Maduro presses on with vote despite protests
Colombia will not recognize result of Venezuela assembly vote
CARACAS, July 29, (Agencies): Venezuelan President Nicolas Maduro was pushing forward Saturday with a controversial weekend vote, despite growing domestic political opposition, international condemnation and deadly street protests.
On Friday, his forces faced small groups of protesters defying a ban he had imposed on demonstrations against the election he has called Sunday to choose a new body to rewrite the constitution.
Blockades went up across a few roads in Caracas and in a border town with Colombia, San Cristobal as well as in Maracaibo and Guayana, but the scale was far less than the mass protests seen earlier this week before the ban took effect.
“It’s normal that there’s fear, but people are still coming out into the streets despite it all,” a lawmaker in the opposition-controlled National Assembly, Freddy Guevara, said at one of the Caracas protests.
Maduro on Thursday warned that anyone taking part in protests against his “Constituent Assembly” risked up to 10 years in prison.
The threat appeared to dampen public anti-government demonstrations of the sort that, in the past four months, have led to 113 deaths — eight of them during a two-day general strike that ended Thursday.

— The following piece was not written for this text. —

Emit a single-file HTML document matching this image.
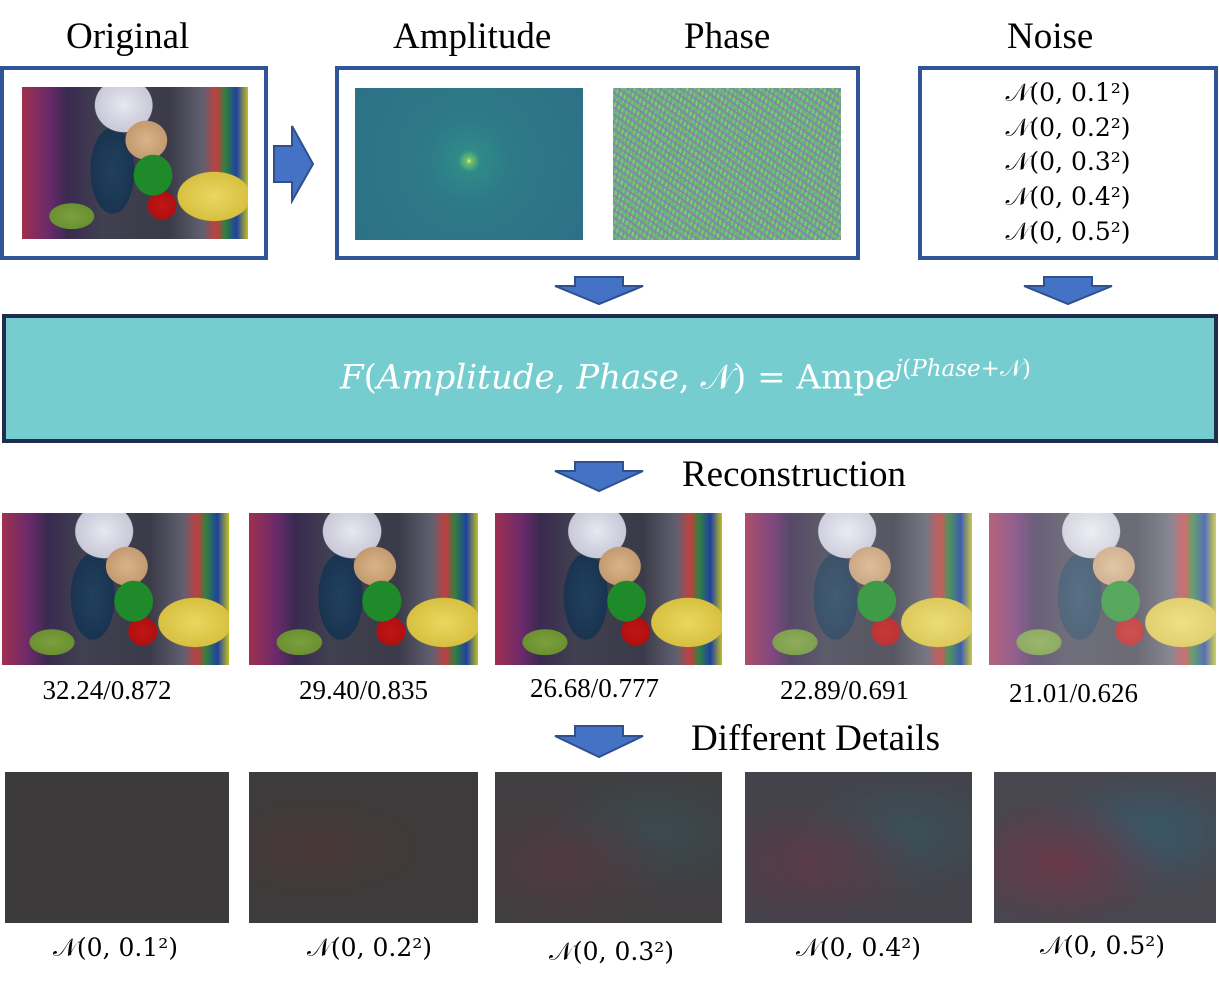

The most recent reported fatality occurred Friday when an 18-year old protester was killed in San Cristobal.
Opposition
Human rights organizers said another activist, a 23-year-old violinist famous for playing at anti-government protests, had been arrested in Caracas. An opposition mayor, Alfredo Ramos, was also arrested for not lifting barricades under a court order.
Meanwhile, international censure of Maduro remained fierce.
US Vice President Mike Pence spoke by telephone to a detained prominent Venezuelan opposition leader, Leopoldo Lopez, who early this month was moved from prison to house arrest.
In implicit support for the opposition, Pence praised Lopez’s “courage.”
He also called for the “unconditional release of all political prisoners in Venezuela, free and fair elections, restoration of the National Assembly, and respect for human rights in Venezuela,” a statement from his office said.
Meanwhile, Colombian President Juan Manuel Santos said on Friday the Andean country will not recognize the result of an “illegitimate” assembly vote in neighboring Venezuela, amid opposition concerns that the election will lead to dictatorship.
“This constituent assembly has an illegitimate origin, and because of that, we cannot recognize its result,” said Santos, speaking at an education event and repeating a call for a peaceful solution to unrest in Venezuela.
Relations between the South American neighbors have been tense for years. Venezuela has closed the border several times in a crackdown on smugglers and it deported hundreds of Colombians it accused of criminal activities in 2015.